Code Name Verity has made the rounds on Cannonball since its publication. I read a lot of books about WW2 and enjoy well written YA Fiction so it seemed like a perfect match to my tastes.
We’re all friends here so I am going to be perfectly honest with you.
I almost quit this book.
A few times.
I am so glad I did not.
Unfortunately I can’t properly explain my initial reaction or my wholehearted turnaround without giving away the plot. So I shall do what the spies do and write in invisible ink.
“I am no longer afraid of getting old. Indeed I can’t believe I ever said anything so stupid. So childish. So offensive and arrogant. But mainly, so very, very stupid. I desperately want to grow old.”
We are introduced to a Scottish wireless operator who was captured in Nazi occupied France when her plane, flown by her best friend, Maddie, was shot down and she was forced to evacuate the plane by parachute. Queenie, our narrator, is of royal Scottish descent; she speaks French and German which made her ideal for the Special Operations Executive. Maddie, her best friend, was part of the Women’s Auxiliary Air Force before joining Air Transport Auxiliary which essentially ferried people and non operational planes from airfield to airfield.
So Queenie is writing her story, a confession of sorts, after bartering with her interrogator and exchanging 11 sets of wireless code to get her clothes back as well as some paper.
I hated the third person narrative, referring to herself as Queenie throughout, and thought it was weird she was giving such insane, unnecessary details. Why was she writing what the Nazis did to her in a confession that only the Nazis would read? It also seemed strange that someone who was trained to be a spy would fold so quickly! Sure, she had some reservations but overall she sang like a canary. And she was our heroine? Oh Caitlin, you were had just like the Nazis.

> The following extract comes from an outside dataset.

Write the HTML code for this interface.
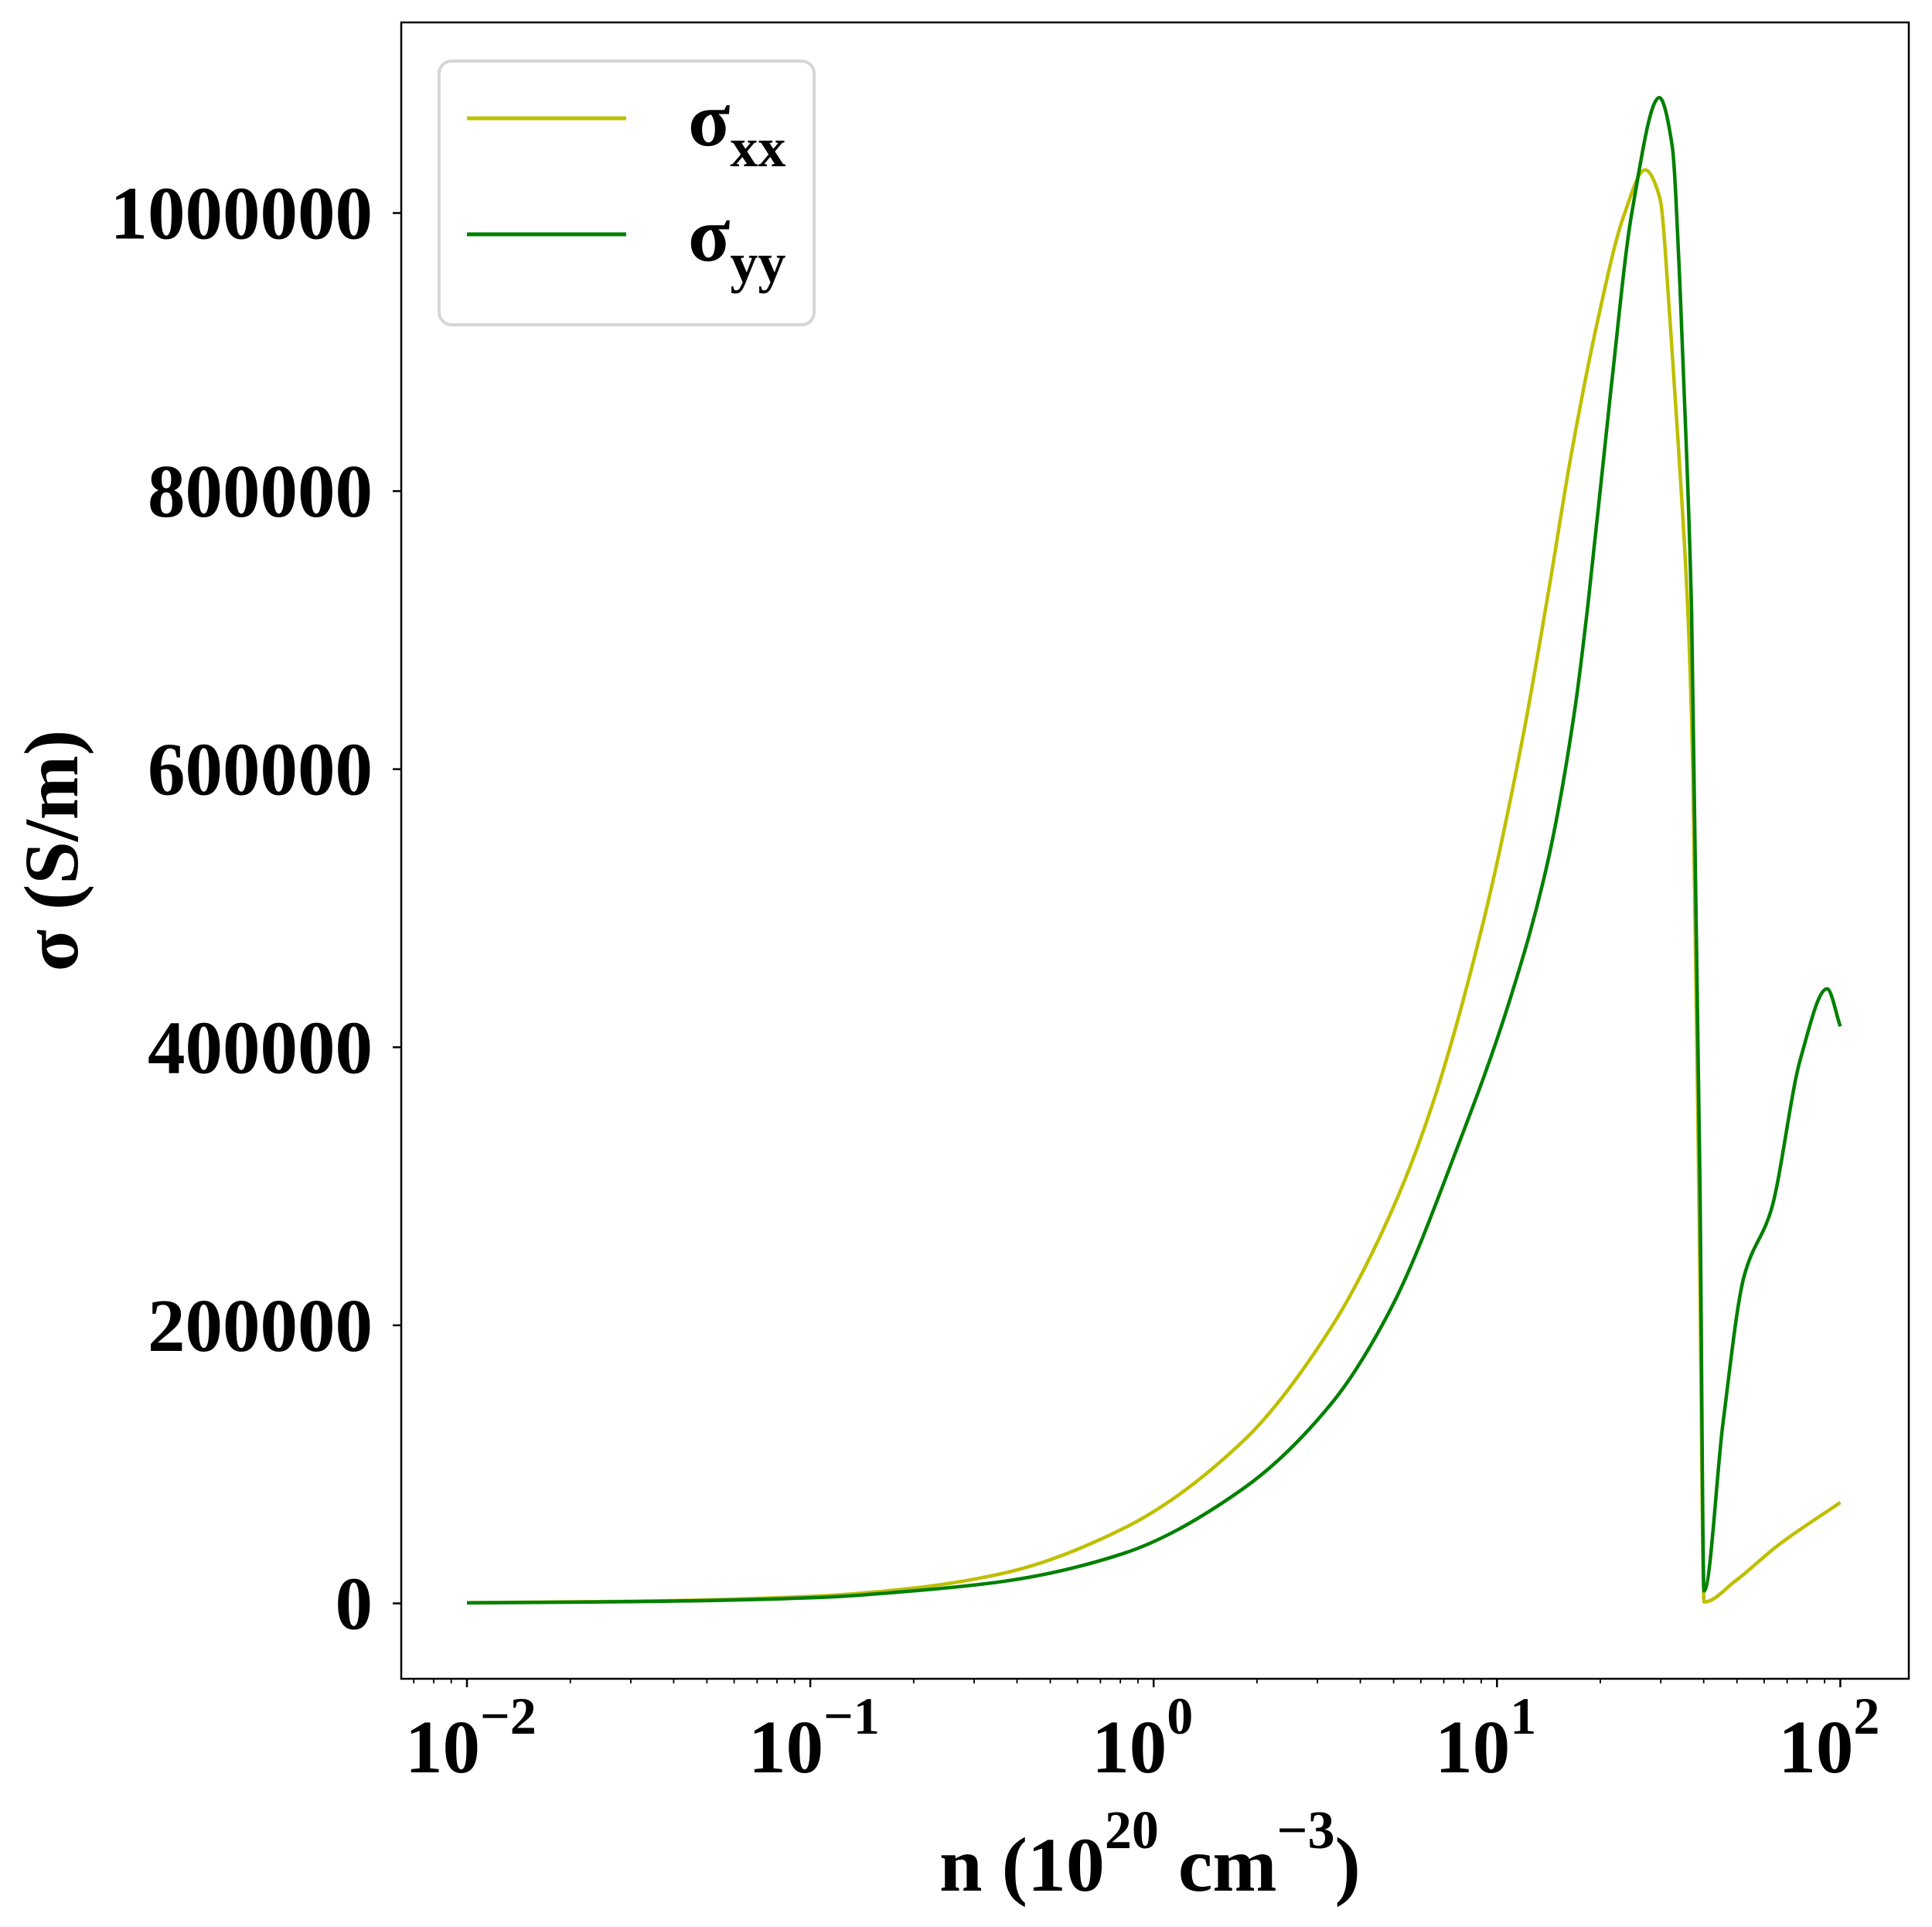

Everything becomes clear in the second half of the story when Maddie becomes our narrator because in actuality Maddie survived the crash. The Resistance members meant to collect Queenie, real name Julie, and send fugitives back to England with Maddie had to think quickly about how to hide the damaged plane. They had shot an eavesdropping Nazi so the group staged the plane to look like a crash by setting it on fire. They completed the false narrative by adding eleven wireless sets and the dead German. They were then able to get photographs of the crash site back to the Nazis (who showed them to Julie). This was my turning point and by the time we were reintroduced to the American radio host I was completely blown away by my lack of faith in my fellow Cannonballer’s tastes.
Alive, but stranded in Ormaie, France, Maddie joins the Resistance while she awaits a ferry ride back to England. Her story goes farther than Julie’s and the ending is absolutely heart-wrenching.
Wein does a superb job of using the second part of the story to provide clarification by filling in some details that Queenie/Julie/Verity cleverly omitted or outright lied about as well as key developments that she would not have been aware of as a prisoner of the Gestapo. The use of Engel as a connection between the two narratives was masterful and unexpected I really can’t stress enough that this book needs to be read all the way through. I am anxious to reread this one in a year or two so I can properly appreciate its subtle genius.